In developed countries people are demanding that political leaders take action on climate change to save the planet for their future. Meanwhile, in developing countries, extreme events caused by climate change are displacing millions of people. For these millions, climate change is a survival issue today: they cannot wait for the future.
Fifty years ago Lake Chad occupied 10,000 km2. As a consequence of a succession of extreme droughts its area is now 1,200 km2, just 12% of what it was. The lake has always been a vital resource in an arid zone and today supports around 40 million people in the four countries that border it. According to the World Economic Forum, most are subsistence farmers and around 63% are destitute and living on land that is becoming uninhabitable. During the dry season, men leave to find work elsewhere. Conflict in surrounding countries limits their options. The majority migrate internally and a minority attempt the migration to Europe, which is costly and dangerous. The consequence is the fracturing of communities, with the women and children who are left behind carrying an increasing burden.
The United Nations Refugee Agency reports that worldwide, in 2018, increasing desertification, rising sea levels and extreme weather events were responsible for the displacement of around 16 million people. By 2050, that number will grow ten-fold (150 to 200 million). The most vulnerable countries are already experiencing increasing environmental pressure forcing people to migrate. But where can they go? Climate-induced migration does not attract the same attention or protections as that given to Refugees.
The UN’s Global Compact for Migration, developed in December 2018, recognises the interaction of climate change, environmental degradation and natural disasters and calls for a more coherent international approach using existing legal instruments. Inevitably, the lead must be taken by the developed nations but application requires collaboration and leadership. In the Sahel, for example, increasing climate-induced degradation will force many to seek a sustainable existence elsewhere. For some that is likely to be in the developed North. Application of the Compact may not be straightforward: for example, nine EU members did not support the Compact when it was signed. Reluctance such as this may further hinder any practical application of the Compact. So what can be done? And can it be done soon enough?
Displaced people need help now. No poor country can do this alone. External aid is fundamental but has to be targeted at, and provided in collaboration with local communities. Such aid is likely to involve specialised agencies focusing on practical development projects meeting urgent local needs such as improving traditional farming techniques by transferring environmentally appropriate good practice from elsewhere in the world. Or it may involve community-level economic development specifically to provide more employment and alternative income streams as a means of countering the need to migrate. There are already many aid organisations with the skills and experience to help. The scale of the problem, and the speed at which it is advancing, is such that the developed world must invest in up-scaling the necessary localised actions. There is an urgent need in the developing world to build resilience through the supported self-development of local communities.
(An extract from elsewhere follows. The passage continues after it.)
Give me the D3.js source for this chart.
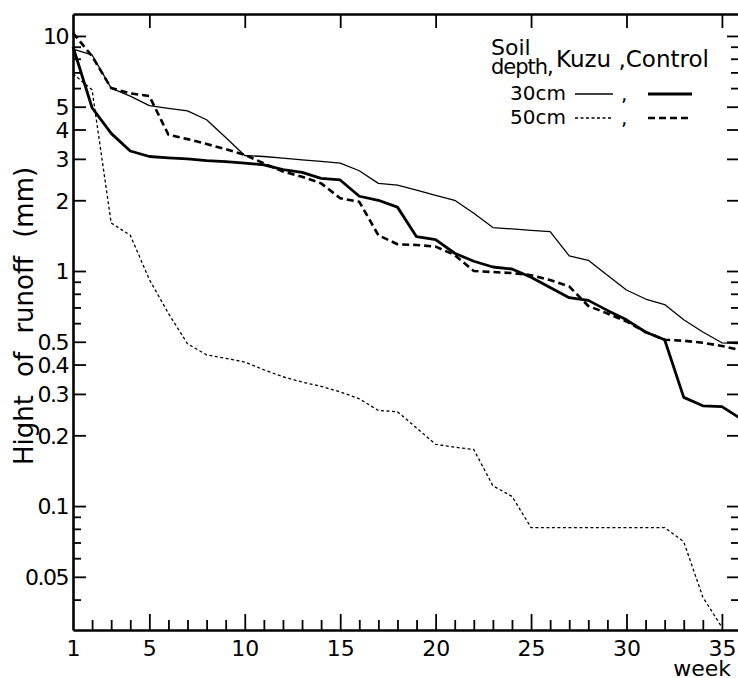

The long-term goal of controlling climate change is, of course, imperative. But action is needed now to help those most affected. If the developed world were to take a self-interested view it might amortise the costs of immediate action against the much higher costs of migration in thirty years or so. It isn’t altruism. Economic migration is already causing political and social problems in formerly tolerant countries: imagine what a ten-fold increase might do.
Think of it as a modern environmental Marshall Plan that supports indigenous innovation through practical partnerships to transfer specific skills such as finding and delivering water, developing renewable energy, growing alternative crops, improving education and community development and a host of other sustainable projects in order to build the necessary long-term resilience. What must be avoided is any form of neo-colonialist exploitation. A country’s people are its greatest resource. Invest in them and you help the country to help itself.